Although flux itself belongs to a neighbouring sub-topic, its presence is essential for understanding Faraday’s statement. Faraday discovered that an induced e.m.f. is generated whenever the magnetic flux through a circuit changes, regardless of whether the field changes, the area changes, or the circuit moves.

A diagram showing a bar magnet moving toward a coil, causing a changing magnetic flux that induces an e.m.f. ε = –N dφ/dt. The ammeter indicates the magnitude of the induced current, illustrating how flux change or increased coil turns raise the induced e.m.f. The brief printed notes beneath the equation only label the variables and add no syllabus-beyond detail. Source.

After identifying the role of flux, the statement of Faraday’s law must be given clearly.

In practical terms, increasing the speed of motion, using stronger magnetic fields, or employing coils with more turns all increase the induced e.m.f. because they affect the rate at which flux linkage varies. This direct proportionality underpins the operation of many devices, including generators, transformers, and induction sensors.

To express the law mathematically, the relationship between induced e.m.f. and changing flux linkage appears in a standard form essential for OCR A-Level Physics learners.

EQUATION
—-----------------------------------------------------------------
Induced e.m.f. (𝓔) = − d(NΦ)/dt
𝓔 = Induced electromotive force, measured in volts (V)
N = Number of turns in the coil (dimensionless)
Φ = Magnetic flux through one turn, measured in webers (Wb)
t = Time, measured in seconds (s)
—-----------------------------------------------------------------

This mathematical form highlights that flux linkage, not flux alone, determines the induced e.m.f., and it also introduces the crucial negative sign, which directly leads to Lenz’s law.

Lenz’s Law and Its Physical Significance

Lenz’s law extends Faraday’s law by stating how the induced e.m.f. behaves directionally. Whereas Faraday’s law gives a magnitude, Lenz’s law provides the rule governing the direction of induced currents or voltages. The negative sign in the induction equation expresses precisely this idea: nature prevents changes to magnetic environments by producing opposing effects.

This principle ensures that electromagnetic induction complies with the conservation of energy. If induced currents did not oppose change, a system could spontaneously accelerate without the input of external work, contradicting fundamental physical laws.
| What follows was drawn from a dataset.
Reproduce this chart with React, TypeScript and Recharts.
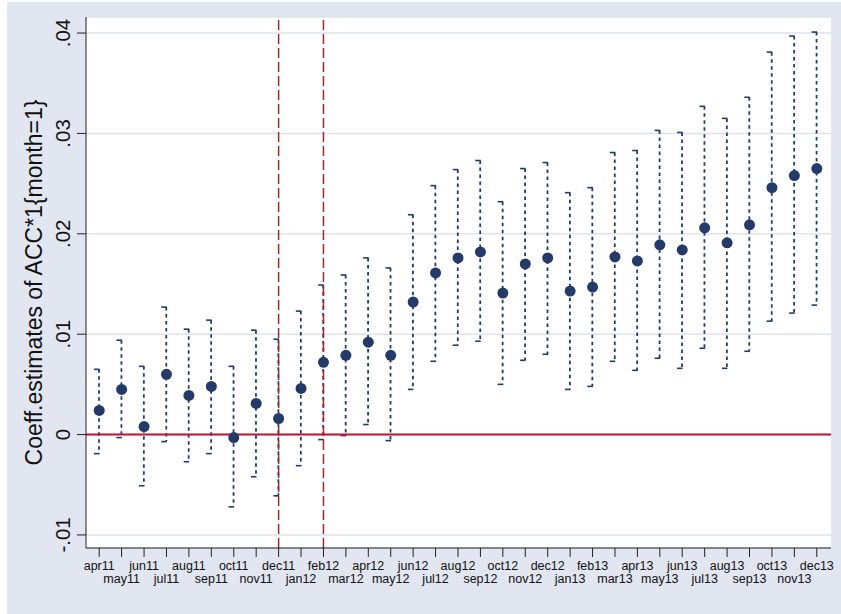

Lenz’s law may be interpreted through several key observations:

• A decreasing magnetic flux induces a current that attempts to maintain the original flux.

• An increasing magnetic flux induces a current that tries to reduce the increase.

• Motion of a conductor through a magnetic field always produces a force resisting the motion that caused the induction.

These ideas explain why pushing a magnet into a coil becomes more difficult when a current is induced, and why pulling it out similarly encounters resistance.

A diagram showing a conducting ring and a moving bar magnet, with the induced current producing a magnetic field opposing the increasing flux. The arrows indicate both the magnet’s velocity and the induced current direction, visually expressing the negative sign in Faraday’s law. The minimal printed caption restates Lenz’s law without adding non-syllabus material. Source.

Interpreting Faraday’s and Lenz’s Laws Together

When considered jointly, the two laws describe an elegant cause-and-effect relationship:

• Faraday’s law states that changing flux → produces induced e.m.f.

• Lenz’s law states that induced e.m.f. → produces an effect that opposes the original change.

This dual relationship can be visualised through the following structured ideas:

Key Implications

• Induced e.m.f. depends on flux change

  • Faster changes produce greater induced voltages.

  • Systems with more coil turns experience higher flux linkage, elevating induced e.m.f.

• Induced currents create magnetic fields

  • These fields act against the cause of induction.

  • The energy required to sustain or accelerate induction must come from external work.

• Energy transfer is consistent across devices

  • Generators convert mechanical work into electrical energy through flux variation.

  • Transformers rely on alternating currents to ensure continuous flux change.

Conceptual Picture of Opposition

To conceptualise the opposing action described by Lenz’s law, it is helpful to view electromagnetic induction as a self-regulating phenomenon:

• A system detects environmental change in flux.

• An electrical response arises of exactly the magnitude predicted by Faraday’s law.

• The direction of that response ensures that the system never amplifies the change but resists it, maintaining energy balance.

Practical Use in Analysis

When analysing induced e.m.f. in standard situations such as rotating coils, moving rods, or alternating magnetic fields, the following structured steps guide correct reasoning:

• Identify the component of flux that is changing.

• Determine the rate of change of flux linkage.

• Apply Faraday’s law for magnitude.

• Use Lenz’s law to determine direction, considering the magnetic effect of the induced current.

This systematic approach reflects the requirements of the OCR specification, ensuring that students can state both laws clearly and interpret their implications accurately in any induction scenario.